Another way to put it is that the software of the process, the positive pieces that create long term peace, have not had the commitment necessary and we are now paying the price. On the other hand, the actual violent pieces of the process have more or less disappeared, although there is a threat that potentially they might return as a result of Brexit.
What is at stake, in terms of peace, with Brexit?
Ms. McWilliams: The uncertainty with the current stalemate has created a great deal of friction within the community. In some sense, civil society is speaking up louder than anybody else because businesses are the first to scream when their pocketbooks are hit, and they are being hit. So, civil society, church leaders, trade unions, and community activists are all speaking up and saying “This cannot be allowed to happen.” It’s not good for our own peace process given how we thought we had settled in relation to our identity and our territory.
If you’re someone like me who still has a memory of how bad it was all those years ago, you say we cannot go back. Whatever we do we cannot harm the process, and we cannot drag everyone back. We’ve spent all this time seeing what works, and we know what works, and we have to keep moving it forward.
Do you have any final thoughts you wanted to share?

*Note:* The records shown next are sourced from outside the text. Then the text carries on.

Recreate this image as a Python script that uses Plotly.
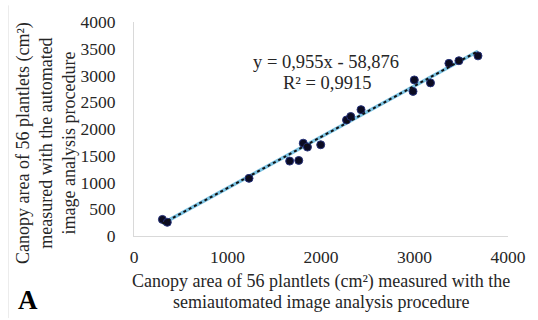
import plotly.graph_objects as go

# Data
semi_x = [304, 356, 1230, 1665, 1762, 1810, 1855, 1997, 2273, 2318, 2428,
          2984, 2998, 3171, 3368, 3475, 3679]
auto_y = [310, 256, 1078, 1400, 1412, 1735, 1662, 1705, 2168, 2234, 2362,
          2703, 2917, 2862, 3227, 3276, 3367]
slope = 0.955
intercept = -58.876
r2_text = "R² = 0,9915"
eq_text = "y = 0,955x - 58,876"
x_title = ["Canopy area of 56 plantlets (cm²) measured with the",
           "semiautomated image analysis procedure"]
y_title = "Canopy area of 56 plantlets (cm²)<br>measured with the automated<br>image analysis procedure"
x_ticks = [0, 1000, 2000, 3000, 4000]
y_ticks = [0, 500, 1000, 1500, 2000, 2500, 3000, 3500, 4000]

FONT = "Liberation Serif"
TXT = "#262626"

x0, x1 = min(semi_x), max(semi_x)
trend_x = [x0, x1]
trend_y = [slope * v + intercept for v in trend_x]

fig = go.Figure()
fig.add_trace(go.Scatter(x=trend_x, y=trend_y, mode="lines",
                         line=dict(color="#7cc3e3", width=3.5),
                         hoverinfo="skip", showlegend=False))
fig.add_trace(go.Scatter(x=semi_x, y=auto_y, mode="markers",
                         marker=dict(size=8, color="#0b0b22",
                                     line=dict(color="#27337a", width=1)),
                         showlegend=False))
fig.add_trace(go.Scatter(x=trend_x, y=trend_y, mode="lines",
                         line=dict(color="#111111", width=2, dash="dot"),
                         hoverinfo="skip", showlegend=False))

L, R, T, B = 134, 18, 17, 84
W, H = 538, 320
pw, ph = W - L - R, H - T - B


def px(xp):
    return (xp - L) / pw


def py(yp):
    return (H - B - yp) / ph


def ann(text, x, y, size, angle=0, color=TXT):
    return dict(text=text, x=px(x), y=py(y), xref="paper", yref="paper",
                showarrow=False, xanchor="center", yanchor="middle",
                textangle=angle, font=dict(family=FONT, size=size, color=color))


annotations = [
    ann(eq_text, 332, 58, 18.5),
    ann(r2_text, 333, 79, 18.5),
    ann(x_title[0], 327, 283, 18),
    ann(x_title[1], 327, 304, 18),
    ann(y_title, 43, 141, 18, angle=-90),
    ann("<b>A</b>", 25, 301, 27, color="#000000"),
]

fig.update_layout(
    width=W, height=H,
    margin=dict(l=L, r=R, t=T, b=B),
    paper_bgcolor="white", plot_bgcolor="white",
    font=dict(family=FONT, size=17, color=TXT),
    annotations=annotations,
    shapes=[dict(type="line", xref="paper", yref="paper",
                 x0=px(4.5), x1=px(4.5), y0=py(0), y1=py(320),
                 line=dict(color="#ececec", width=1))],
    xaxis=dict(range=[0, 4000], tickvals=x_ticks, showgrid=False,
               zeroline=False, showline=True, linecolor="#d9d9d9",
               linewidth=1, ticks="", ticklabelstandoff=5,
               tickfont=dict(family=FONT, size=17.5, color=TXT)),
    yaxis=dict(range=[0, 4000], tickvals=y_ticks, showgrid=False,
               zeroline=False, showline=True, linecolor="#d9d9d9",
               linewidth=1, ticks="", ticklabelstandoff=14,
               tickfont=dict(family=FONT, size=17.5, color=TXT)),
)

fig.write_html("out.html")
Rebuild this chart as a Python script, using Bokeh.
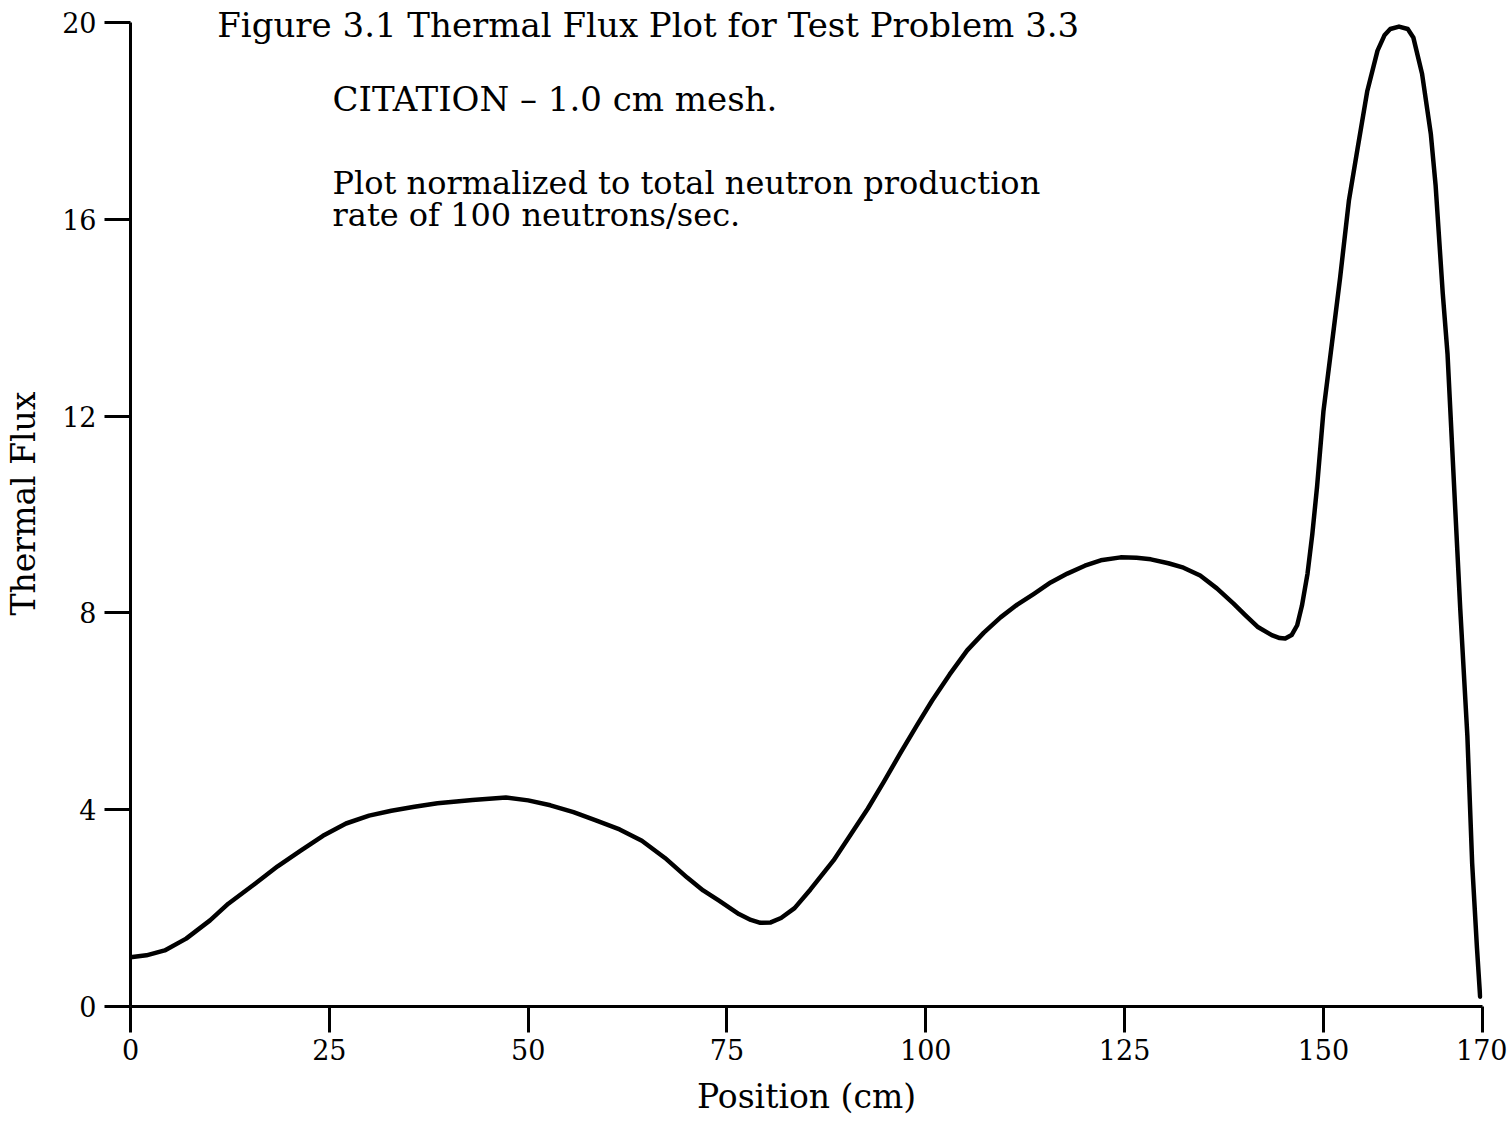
from bokeh.plotting import figure
from bokeh.models import Range1d, FixedTicker, Label
from bokeh.embed import file_html
from bokeh.resources import INLINE

# Thermal flux curve
position_cm = [0, 2.0, 4.3, 7.0, 10.0, 12.3, 15.7, 18.5, 21.4, 24.2, 27.1, 30.0, 32.8,
               35.7, 38.6, 43.0, 47.2, 50.0, 52.8, 55.7, 58.6, 61.5, 64.3, 67.2, 70.0,
               72.0, 74.0, 76.5, 78.0, 79.2, 80.5, 81.8, 83.5, 85.5, 88.4, 90.5, 92.7,
               94.7, 96.8, 98.9, 100.8, 103.0, 105.2, 107.3, 109.4, 111.5, 113.6, 115.7,
               117.8, 120.0, 122.0, 124.5, 126.5, 128.3, 130.5, 132.4, 134.5, 136.6,
               138.7, 140.2, 141.7, 143.5, 144.5, 145.2, 146.0, 146.7, 147.3, 148.0,
               148.6, 149.2, 150.0, 151.3, 152.1, 153.2, 154.3, 155.5, 156.8, 157.7,
               158.4, 159.5, 160.6, 161.3, 162.4, 163.5, 164.1, 165.0, 165.6, 166.4,
               167.2, 168.1, 168.7, 169.3, 169.7]
thermal_flux = [1.0, 1.04, 1.14, 1.38, 1.75, 2.09, 2.5, 2.85, 3.17, 3.47, 3.72, 3.88, 3.98,
                4.06, 4.13, 4.2, 4.25, 4.19, 4.09, 3.95, 3.78, 3.6, 3.37, 3.02, 2.62,
                2.36, 2.15, 1.88, 1.76, 1.7, 1.71, 1.8, 2.0, 2.38, 2.97, 3.48, 4.02,
                4.56, 5.15, 5.72, 6.22, 6.75, 7.24, 7.6, 7.91, 8.17, 8.39, 8.62, 8.8,
                8.96, 9.07, 9.13, 9.12, 9.09, 9.01, 8.92, 8.76, 8.5, 8.19, 7.95, 7.72,
                7.55, 7.49, 7.48, 7.55, 7.75, 8.15, 8.8, 9.6, 10.57, 12.1, 13.78, 14.82,
                16.38, 17.45, 18.6, 19.43, 19.75, 19.87, 19.92, 19.87, 19.7, 18.96,
                17.74, 16.7, 14.5, 13.27, 10.67, 8.09, 5.49, 2.91, 1.2, 0.2]

x_ticks = [0, 25, 50, 75, 100, 125, 150, 170]
y_ticks = [0, 4, 8, 12, 16, 20]

title_text = "Figure 3.1  Thermal Flux Plot for Test Problem 3.3"
note_1 = "CITATION \u2013 1.0 cm mesh."
note_2a = "Plot normalized to total neutron production"
note_2b = "rate of 100 neutrons/sec."

FONT = "DejaVu Serif"

p = figure(width=1507, height=1122, output_backend="svg", toolbar_location=None,
           x_range=Range1d(0, 170), y_range=Range1d(0, 20.45),
           min_border_left=130, min_border_right=25, min_border_top=0,
           min_border_bottom=116)
p.outline_line_color = None
p.grid.visible = False
p.background_fill_color = "white"
p.border_fill_color = "white"

p.line(position_cm, thermal_flux, line_color="black", line_width=4.5,
       line_join="round", line_cap="round")

for ax in (p.xaxis[0], p.yaxis[0]):
    ax.axis_line_width = 3
    ax.axis_line_color = "black"
    ax.major_tick_line_width = 3
    ax.major_tick_line_color = "black"
    ax.major_tick_in = 0
    ax.major_tick_out = 26
    ax.minor_tick_line_color = None
    ax.major_label_text_font = FONT
    ax.major_label_text_font_size = "27px"
    ax.major_label_text_color = "black"
    ax.axis_label_text_font = FONT
    ax.axis_label_text_font_size = "33px"
    ax.axis_label_text_font_style = "normal"
    ax.axis_label_text_color = "black"

p.yaxis.bounds = (0, 20)
p.xaxis.bounds = (0, 170)
p.xaxis.ticker = FixedTicker(ticks=x_ticks)
p.yaxis.ticker = FixedTicker(ticks=y_ticks)
p.xaxis.major_label_standoff = 6
p.yaxis.major_label_standoff = 8
p.xaxis.axis_label = "Position (cm)"
p.yaxis.axis_label = "Thermal Flux"
p.xaxis.axis_label_standoff = 14
p.yaxis.axis_label_standoff = 16

p.add_layout(Label(x=10.9, y=19.96, text=title_text, text_font=FONT,
                   text_font_size="34px", text_color="black",
                   text_baseline="alphabetic"))
p.add_layout(Label(x=25.4, y=18.45, text=note_1, text_font=FONT,
                   text_font_size="34px", text_color="black",
                   text_baseline="alphabetic"))
p.add_layout(Label(x=25.4, y=16.75, text=note_2a, text_font=FONT,
                   text_font_size="32px", text_color="black",
                   text_baseline="alphabetic"))
p.add_layout(Label(x=25.4, y=16.08, text=note_2b, text_font=FONT,
                   text_font_size="32px", text_color="black",
                   text_baseline="alphabetic"))

open("out.html", "w").write(file_html(p, INLINE))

Ms. McWilliams: Learning from other peace processes is incredibly important. Much of what I’m telling you is not unique to this post-conflict situation, but there are some contexts either geopolitically or locally that have different features attached to them. You need a lot of leadership in these situations, but you also you need a very active civil society that is resilient. That is one of the things I’m very heartened about in our context, as civil society has maintained the peace process.